Both parties say, with conviction, they're happy with this current arrangement.
I get it as far as FSD is concerned. Although the Tigers play in America's 11th-largest TV market, telecasts had the highest local ratings — 9.13 percent of households — of any team in 2012.
The audience soared 41 percent during 2012. The team's average audience size (168,000) was third in baseball behind the Yankees and Mets. It's no wonder advertisers have been pushing and shoving like Black Friday customers, aching to get time so precious the FSD broadcast team of Mario Impemba and Rod Allen last season saw its introduction chopped to make room for ad customers.
And this is a supposedly mid-sized market in which the Tigers and FSD do business. You wouldn't know it by the numbers. Nor would you gauge it by that $40 million the Tigers are believed to be hauling in, which is one-half the take of baseball's worst team in 2012, the Astros.
More to the picture
Then why are the Tigers — genuinely — smiling?
It's because the estimates of what teams are taking in from their local TV deals aren't necessarily a dollars-for-dollars comparison. The secrets are in-house and aren't being shared, at least by the Tigers and FSD. But the Tigers have all but written in a Comerica Park accountant's blood that they're doing just fine with the arrangement, well beyond that alleged $40 million the Dodgers are threatening by comparison to turn into pauper pay.

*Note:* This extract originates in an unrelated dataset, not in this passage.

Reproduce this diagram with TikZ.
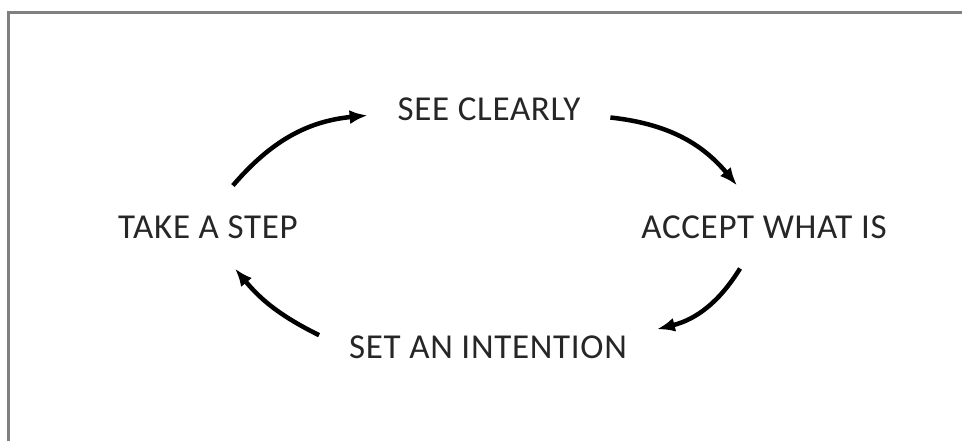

"I will tell you that the Tigers have an outstanding working partnership with FOX Sports Detroit," Tigers vice president of communications Ron Colangelo said Wednesday during an otherwise tight-lipped conversation.
I don't know what else Colangelo could say about a marriage the Tigers and FSD are obliged to share for the next 10 years. But I also know Colangelo well enough to believe he was being straight with me about the Tigers' comfort level. There was an assurance by him and others privy to this arrangement that estimated dollar figures don't necessarily convey the entire story about teams, their TV partners, and their profits.
Greg Hammaren, senior vice president and general manager for FSD, had this to say about the Tigers and their ratings-popping TV carrier: "We have a long-term agreement in place and look forward to being the Tigers TV partner for many years to come."
Happy partners, these two. But if you think you're living the good life, have a drink with the Dodgers. They're buying.